▶ **Provided material**:
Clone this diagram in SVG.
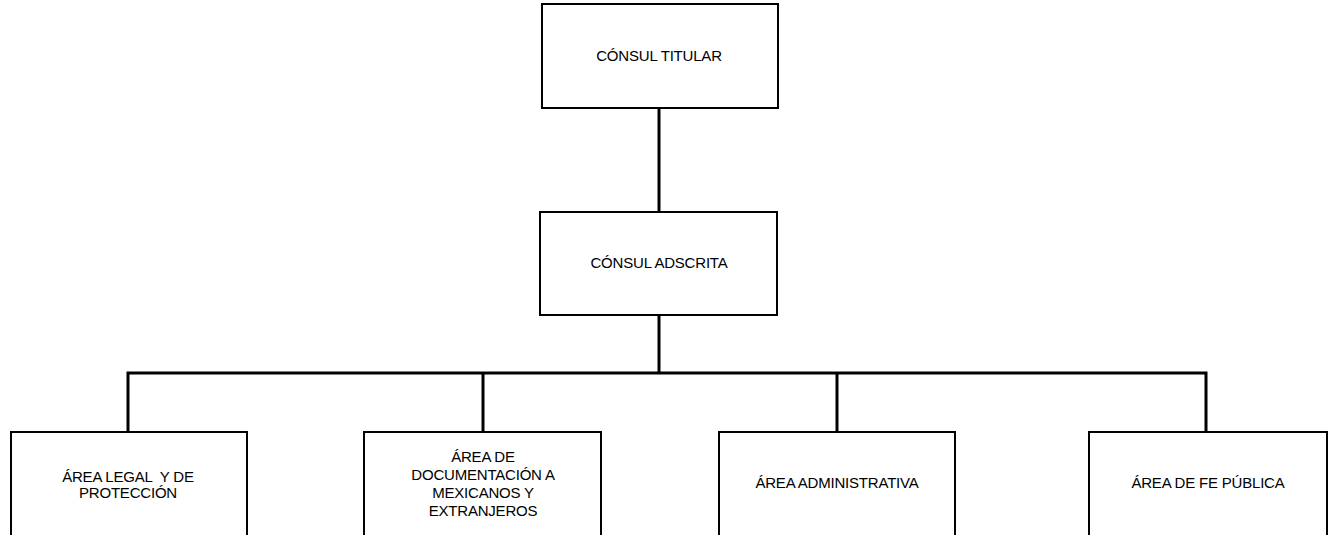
<svg xmlns="http://www.w3.org/2000/svg" width="1330" height="535" viewBox="0 0 1330 535">
<style>
.box{fill:#fff;stroke:#000;stroke-width:2}
.lbl{font-family:"Liberation Sans",Arial,sans-serif;font-size:15px;fill:#000;text-anchor:middle;letter-spacing:-0.2px}
.con{stroke:#000;stroke-width:3;fill:none}
</style>
<rect width="1330" height="535" fill="#fff"/>
<g id="connectors">
<line class="con" x1="659" y1="108" x2="659" y2="212"/>
<line class="con" x1="659" y1="315" x2="659" y2="373"/>
<polyline class="con" points="128,432 128,373 1206,373 1206,432"/>
<line class="con" x1="483" y1="373" x2="483" y2="432"/>
<line class="con" x1="837" y1="373" x2="837" y2="432"/>
</g>
<g id="consul-titular">
<rect class="box" x="542" y="4" width="236" height="104"/>
<text class="lbl" x="659" y="61">CÓNSUL TITULAR</text>
</g>
<g id="consul-adscrita">
<rect class="box" x="540" y="212" width="237" height="103"/>
<text class="lbl" x="659" y="268">CÓNSUL ADSCRITA</text>
</g>
<g id="area-legal">
<rect class="box" x="11" y="432" width="236" height="120"/>
<text class="lbl" x="128" y="482" xml:space="preserve">ÁREA LEGAL  Y DE</text>
<text class="lbl" x="128" y="498">PROTECCIÓN</text>
</g>
<g id="area-documentacion">
<rect class="box" x="364" y="432" width="237" height="120"/>
<text class="lbl" x="483" y="462">ÁREA DE</text>
<text class="lbl" x="483" y="480">DOCUMENTACIÓN A</text>
<text class="lbl" x="483" y="498">MEXICANOS Y</text>
<text class="lbl" x="483" y="516">EXTRANJEROS</text>
</g>
<g id="area-administrativa">
<rect class="box" x="719" y="432" width="236" height="120"/>
<text class="lbl" x="837" y="488">ÁREA ADMINISTRATIVA</text>
</g>
<g id="area-fe-publica">
<rect class="box" x="1089" y="432" width="238" height="120"/>
<text class="lbl" x="1208" y="488">ÁREA DE FE PÚBLICA</text>
</g>
</svg>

▶ **What is needed**:
Write out the data precisely as given, excluding the pictures.

▶ **Response to this task**:
Clone this diagram in SVG.
<svg xmlns="http://www.w3.org/2000/svg" width="1330" height="535" viewBox="0 0 1330 535">
<style>
.box{fill:#fff;stroke:#000;stroke-width:2}
.lbl{font-family:"Liberation Sans",Arial,sans-serif;font-size:15px;fill:#000;text-anchor:middle;letter-spacing:-0.2px}
.con{stroke:#000;stroke-width:3;fill:none}
</style>
<rect width="1330" height="535" fill="#fff"/>
<g id="connectors">
<line class="con" x1="659" y1="108" x2="659" y2="212"/>
<line class="con" x1="659" y1="315" x2="659" y2="373"/>
<polyline class="con" points="128,432 128,373 1206,373 1206,432"/>
<line class="con" x1="483" y1="373" x2="483" y2="432"/>
<line class="con" x1="837" y1="373" x2="837" y2="432"/>
</g>
<g id="consul-titular">
<rect class="box" x="542" y="4" width="236" height="104"/>
<text class="lbl" x="659" y="61">CÓNSUL TITULAR</text>
</g>
<g id="consul-adscrita">
<rect class="box" x="540" y="212" width="237" height="103"/>
<text class="lbl" x="659" y="268">CÓNSUL ADSCRITA</text>
</g>
<g id="area-legal">
<rect class="box" x="11" y="432" width="236" height="120"/>
<text class="lbl" x="128" y="482" xml:space="preserve">ÁREA LEGAL  Y DE</text>
<text class="lbl" x="128" y="498">PROTECCIÓN</text>
</g>
<g id="area-documentacion">
<rect class="box" x="364" y="432" width="237" height="120"/>
<text class="lbl" x="483" y="462">ÁREA DE</text>
<text class="lbl" x="483" y="480">DOCUMENTACIÓN A</text>
<text class="lbl" x="483" y="498">MEXICANOS Y</text>
<text class="lbl" x="483" y="516">EXTRANJEROS</text>
</g>
<g id="area-administrativa">
<rect class="box" x="719" y="432" width="236" height="120"/>
<text class="lbl" x="837" y="488">ÁREA ADMINISTRATIVA</text>
</g>
<g id="area-fe-publica">
<rect class="box" x="1089" y="432" width="238" height="120"/>
<text class="lbl" x="1208" y="488">ÁREA DE FE PÚBLICA</text>
</g>
</svg>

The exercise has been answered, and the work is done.